Work to complete: Copy the data exactly as it appears, and do not include any pictures.

-- Start Source material --

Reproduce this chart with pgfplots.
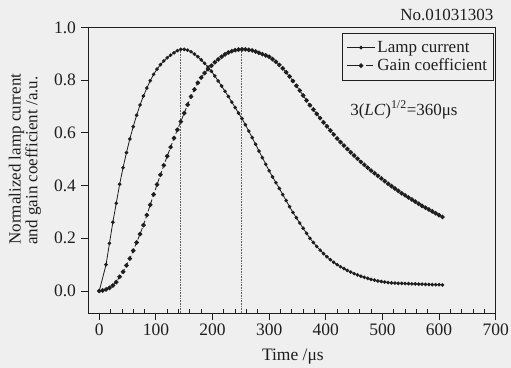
\documentclass[border=0pt]{standalone}
\usepackage{fontspec}
\setmainfont{Liberation Serif}
\usepackage{pgfplots}
\pgfplotsset{compat=1.18}
\usetikzlibrary{backgrounds}
\definecolor{paper}{RGB}{239,239,239}
\definecolor{ink}{RGB}{30,30,30}
\pgfplotsset{
  lamplegend/.style={legend image code/.code={\draw[mark repeat=2,mark phase=2,##1] plot coordinates {(0bp,0bp) (14bp,0bp) (28bp,0bp)};}},
  gainlegend/.style={legend image code/.code={\draw[##1,solid] (0bp,0bp) -- (13bp,0bp) (19bp,0bp) -- (26bp,0bp); \draw[##1] plot coordinates {(14bp,0bp)};}},
}
\begin{document}
\begin{tikzpicture}
\begin{axis}[
  scale only axis, width=407.2bp, height=285.5bp,
  xmin=-19, xmax=700, ymin=-0.0835, ymax=1.0,
  clip=false,
  axis line style={line width=0.9bp, ink},
  xtick={0,100,200,300,400,500,600,700}, minor x tick num=4,
  ytick={0,0.2,0.4,0.6,0.8,1.0},
  tick pos=left, tick align=outside,
  major tick length=7bp, minor tick length=3.5bp,
  minor tick style={yshift=3.5bp},
  tick style={ink, line width=0.8bp},
  /pgf/number format/assume math mode=true,
  ticklabel style={font=\fontsize{17.5bp}{19bp}\selectfont, ink},
  yticklabel style={xshift=-2bp, /pgf/number format/.cd, fixed, fixed zerofill, precision=1},
  xlabel={Time /μs},
  xlabel style={font=\fontsize{17.5bp}{19bp}\selectfont, ink, at={(axis description cs:0.502,-0.152)}, anchor=center},
  ylabel={Normalized lamp current\\and gain coefficient /a.u.},
  ylabel style={font=\fontsize{17bp}{15bp}\selectfont, ink, align=left, at={(axis description cs:-0.156,0.539)}, anchor=center, rotate=0},
  legend style={at={(axis description cs:0.9958,0.981)}, anchor=north east,
    font=\fontsize{17bp}{19bp}\selectfont, draw=ink, line width=0.8bp, fill=paper,
    inner xsep=4.5bp, inner ysep=6bp, row sep=1bp, text=ink},
  legend cell align=left,
]
\addplot[ink, line width=0.8bp, mark=*, mark size=1.4bp, mark options={solid}, lamplegend] coordinates {
(0,0) (12,0.100) (18,0.181) (24,0.261) (30,0.333) (36,0.405) (42,0.468) (48,0.525) (54,0.577) (60,0.624)
(66,0.667) (72,0.706) (78,0.740) (84,0.770) (90,0.798) (96,0.822) (102,0.842) (108,0.859) (114,0.873) (120,0.885)
(126,0.895) (132,0.904) (138,0.912) (144,0.917) (150,0.917) (156,0.914) (162,0.908) (168,0.899) (174,0.889) (180,0.877)
(186,0.864) (192,0.850) (198,0.834) (204,0.816) (210,0.797) (216,0.778) (222,0.758) (228,0.738) (234,0.717) (240,0.696)
(246,0.675) (252,0.654) (258,0.631) (264,0.607) (270,0.582) (276,0.557) (282,0.531) (288,0.506) (294,0.481) (300,0.456)
(306,0.433) (312,0.411) (318,0.389) (324,0.366) (330,0.343) (336,0.320) (342,0.298) (348,0.278) (354,0.258) (360,0.238)
(366,0.219) (372,0.200) (378,0.184) (384,0.169) (390,0.155) (396,0.142) (402,0.130) (408,0.119) (414,0.109) (420,0.100)
(426,0.092) (432,0.085) (438,0.078) (444,0.072) (450,0.066) (456,0.061) (462,0.056) (468,0.052) (474,0.048) (480,0.044)
(486,0.041) (492,0.038) (498,0.036) (504,0.034) (510,0.032) (516,0.031) (522,0.030) (528,0.029) (534,0.029) (540,0.028)
(546,0.028) (552,0.027) (558,0.027) (564,0.026) (570,0.026) (576,0.025) (582,0.025) (588,0.024) (594,0.024) (600,0.024)
(606,0.023)
};
\addlegendentry{Lamp current}
\addplot[ink, line width=0.8bp, dash pattern=on 5bp off 2.5bp, mark=*, mark size=1.9bp, mark options={solid}, gainlegend] coordinates {
(0,0) (6,0.002) (12,0.006) (18,0.012) (24,0.021) (30,0.034) (36,0.054) (42,0.073) (48,0.097) (54,0.123)
(60,0.153) (66,0.184) (72,0.216) (78,0.250) (84,0.288) (90,0.327) (96,0.366) (102,0.404) (108,0.441) (114,0.477)
(120,0.512) (126,0.546) (132,0.580) (138,0.612) (144,0.643) (150,0.675) (156,0.707) (162,0.738) (168,0.765) (174,0.790)
(180,0.810) (186,0.827) (192,0.842) (198,0.855) (204,0.868) (210,0.879) (216,0.889) (222,0.898) (228,0.905) (234,0.910)
(240,0.914) (246,0.916) (252,0.917) (258,0.917) (264,0.915) (270,0.913) (276,0.909) (282,0.904) (288,0.899) (294,0.894)
(300,0.889) (306,0.880) (312,0.870) (318,0.858) (324,0.845) (330,0.830) (336,0.814) (342,0.797) (348,0.779) (354,0.761)
(360,0.742) (366,0.723) (372,0.705) (378,0.689) (384,0.672) (390,0.656) (396,0.640) (402,0.625) (408,0.609) (414,0.594)
(420,0.579) (426,0.565) (432,0.552) (438,0.539) (444,0.526) (450,0.514) (456,0.502) (462,0.490) (468,0.479) (474,0.468)
(480,0.457) (486,0.447) (492,0.437) (498,0.427) (504,0.417) (510,0.407) (516,0.398) (522,0.389) (528,0.380) (534,0.371)
(540,0.363) (546,0.355) (552,0.347) (558,0.339) (564,0.331) (570,0.323) (576,0.316) (582,0.309) (588,0.302) (594,0.295)
(600,0.288) (606,0.281)
};
\addlegendentry{Gain coefficient}
\addplot[ink!70, line width=0.6bp, densely dotted, forget plot] coordinates {(142.5,-0.0835) (142.5,0.917)};
\addplot[ink!70, line width=0.6bp, densely dotted, forget plot] coordinates {(251,-0.0835) (251,0.917)};
\node[anchor=west, ink, font=\fontsize{17bp}{19bp}\selectfont] at (axis cs:437,0.687) {3(\textit{LC})\textsuperscript{1/2}=360μs};
\node[anchor=base east, ink, font=\fontsize{17bp}{19bp}\selectfont] at (rel axis cs:1.003,1) [yshift=6.5bp] {No.01031303};
\end{axis}
\pgfresetboundingbox
\begin{pgfonlayer}{background}
\fill[paper] ([shift={(-88.5bp,-55bp)}]current axis.south west) rectangle ([shift={(15.3bp,27.5bp)}]current axis.north east);
\end{pgfonlayer}
\path[use as bounding box] ([shift={(-88.5bp,-55bp)}]current axis.south west) rectangle ([shift={(15.3bp,27.5bp)}]current axis.north east);
\end{tikzpicture}
\end{document}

-- End Source material --

Result:
Reproduce this chart with pgfplots.
\documentclass[border=0pt]{standalone}
\usepackage{fontspec}
\setmainfont{Liberation Serif}
\usepackage{pgfplots}
\pgfplotsset{compat=1.18}
\usetikzlibrary{backgrounds}
\definecolor{paper}{RGB}{239,239,239}
\definecolor{ink}{RGB}{30,30,30}
\pgfplotsset{
  lamplegend/.style={legend image code/.code={\draw[mark repeat=2,mark phase=2,##1] plot coordinates {(0bp,0bp) (14bp,0bp) (28bp,0bp)};}},
  gainlegend/.style={legend image code/.code={\draw[##1,solid] (0bp,0bp) -- (13bp,0bp) (19bp,0bp) -- (26bp,0bp); \draw[##1] plot coordinates {(14bp,0bp)};}},
}
\begin{document}
\begin{tikzpicture}
\begin{axis}[
  scale only axis, width=407.2bp, height=285.5bp,
  xmin=-19, xmax=700, ymin=-0.0835, ymax=1.0,
  clip=false,
  axis line style={line width=0.9bp, ink},
  xtick={0,100,200,300,400,500,600,700}, minor x tick num=4,
  ytick={0,0.2,0.4,0.6,0.8,1.0},
  tick pos=left, tick align=outside,
  major tick length=7bp, minor tick length=3.5bp,
  minor tick style={yshift=3.5bp},
  tick style={ink, line width=0.8bp},
  /pgf/number format/assume math mode=true,
  ticklabel style={font=\fontsize{17.5bp}{19bp}\selectfont, ink},
  yticklabel style={xshift=-2bp, /pgf/number format/.cd, fixed, fixed zerofill, precision=1},
  xlabel={Time /μs},
  xlabel style={font=\fontsize{17.5bp}{19bp}\selectfont, ink, at={(axis description cs:0.502,-0.152)}, anchor=center},
  ylabel={Normalized lamp current\\and gain coefficient /a.u.},
  ylabel style={font=\fontsize{17bp}{15bp}\selectfont, ink, align=left, at={(axis description cs:-0.156,0.539)}, anchor=center, rotate=0},
  legend style={at={(axis description cs:0.9958,0.981)}, anchor=north east,
    font=\fontsize{17bp}{19bp}\selectfont, draw=ink, line width=0.8bp, fill=paper,
    inner xsep=4.5bp, inner ysep=6bp, row sep=1bp, text=ink},
  legend cell align=left,
]
\addplot[ink, line width=0.8bp, mark=*, mark size=1.4bp, mark options={solid}, lamplegend] coordinates {
(0,0) (12,0.100) (18,0.181) (24,0.261) (30,0.333) (36,0.405) (42,0.468) (48,0.525) (54,0.577) (60,0.624)
(66,0.667) (72,0.706) (78,0.740) (84,0.770) (90,0.798) (96,0.822) (102,0.842) (108,0.859) (114,0.873) (120,0.885)
(126,0.895) (132,0.904) (138,0.912) (144,0.917) (150,0.917) (156,0.914) (162,0.908) (168,0.899) (174,0.889) (180,0.877)
(186,0.864) (192,0.850) (198,0.834) (204,0.816) (210,0.797) (216,0.778) (222,0.758) (228,0.738) (234,0.717) (240,0.696)
(246,0.675) (252,0.654) (258,0.631) (264,0.607) (270,0.582) (276,0.557) (282,0.531) (288,0.506) (294,0.481) (300,0.456)
(306,0.433) (312,0.411) (318,0.389) (324,0.366) (330,0.343) (336,0.320) (342,0.298) (348,0.278) (354,0.258) (360,0.238)
(366,0.219) (372,0.200) (378,0.184) (384,0.169) (390,0.155) (396,0.142) (402,0.130) (408,0.119) (414,0.109) (420,0.100)
(426,0.092) (432,0.085) (438,0.078) (444,0.072) (450,0.066) (456,0.061) (462,0.056) (468,0.052) (474,0.048) (480,0.044)
(486,0.041) (492,0.038) (498,0.036) (504,0.034) (510,0.032) (516,0.031) (522,0.030) (528,0.029) (534,0.029) (540,0.028)
(546,0.028) (552,0.027) (558,0.027) (564,0.026) (570,0.026) (576,0.025) (582,0.025) (588,0.024) (594,0.024) (600,0.024)
(606,0.023)
};
\addlegendentry{Lamp current}
\addplot[ink, line width=0.8bp, dash pattern=on 5bp off 2.5bp, mark=*, mark size=1.9bp, mark options={solid}, gainlegend] coordinates {
(0,0) (6,0.002) (12,0.006) (18,0.012) (24,0.021) (30,0.034) (36,0.054) (42,0.073) (48,0.097) (54,0.123)
(60,0.153) (66,0.184) (72,0.216) (78,0.250) (84,0.288) (90,0.327) (96,0.366) (102,0.404) (108,0.441) (114,0.477)
(120,0.512) (126,0.546) (132,0.580) (138,0.612) (144,0.643) (150,0.675) (156,0.707) (162,0.738) (168,0.765) (174,0.790)
(180,0.810) (186,0.827) (192,0.842) (198,0.855) (204,0.868) (210,0.879) (216,0.889) (222,0.898) (228,0.905) (234,0.910)
(240,0.914) (246,0.916) (252,0.917) (258,0.917) (264,0.915) (270,0.913) (276,0.909) (282,0.904) (288,0.899) (294,0.894)
(300,0.889) (306,0.880) (312,0.870) (318,0.858) (324,0.845) (330,0.830) (336,0.814) (342,0.797) (348,0.779) (354,0.761)
(360,0.742) (366,0.723) (372,0.705) (378,0.689) (384,0.672) (390,0.656) (396,0.640) (402,0.625) (408,0.609) (414,0.594)
(420,0.579) (426,0.565) (432,0.552) (438,0.539) (444,0.526) (450,0.514) (456,0.502) (462,0.490) (468,0.479) (474,0.468)
(480,0.457) (486,0.447) (492,0.437) (498,0.427) (504,0.417) (510,0.407) (516,0.398) (522,0.389) (528,0.380) (534,0.371)
(540,0.363) (546,0.355) (552,0.347) (558,0.339) (564,0.331) (570,0.323) (576,0.316) (582,0.309) (588,0.302) (594,0.295)
(600,0.288) (606,0.281)
};
\addlegendentry{Gain coefficient}
\addplot[ink!70, line width=0.6bp, densely dotted, forget plot] coordinates {(142.5,-0.0835) (142.5,0.917)};
\addplot[ink!70, line width=0.6bp, densely dotted, forget plot] coordinates {(251,-0.0835) (251,0.917)};
\node[anchor=west, ink, font=\fontsize{17bp}{19bp}\selectfont] at (axis cs:437,0.687) {3(\textit{LC})\textsuperscript{1/2}=360μs};
\node[anchor=base east, ink, font=\fontsize{17bp}{19bp}\selectfont] at (rel axis cs:1.003,1) [yshift=6.5bp] {No.01031303};
\end{axis}
\pgfresetboundingbox
\begin{pgfonlayer}{background}
\fill[paper] ([shift={(-88.5bp,-55bp)}]current axis.south west) rectangle ([shift={(15.3bp,27.5bp)}]current axis.north east);
\end{pgfonlayer}
\path[use as bounding box] ([shift={(-88.5bp,-55bp)}]current axis.south west) rectangle ([shift={(15.3bp,27.5bp)}]current axis.north east);
\end{tikzpicture}
\end{document}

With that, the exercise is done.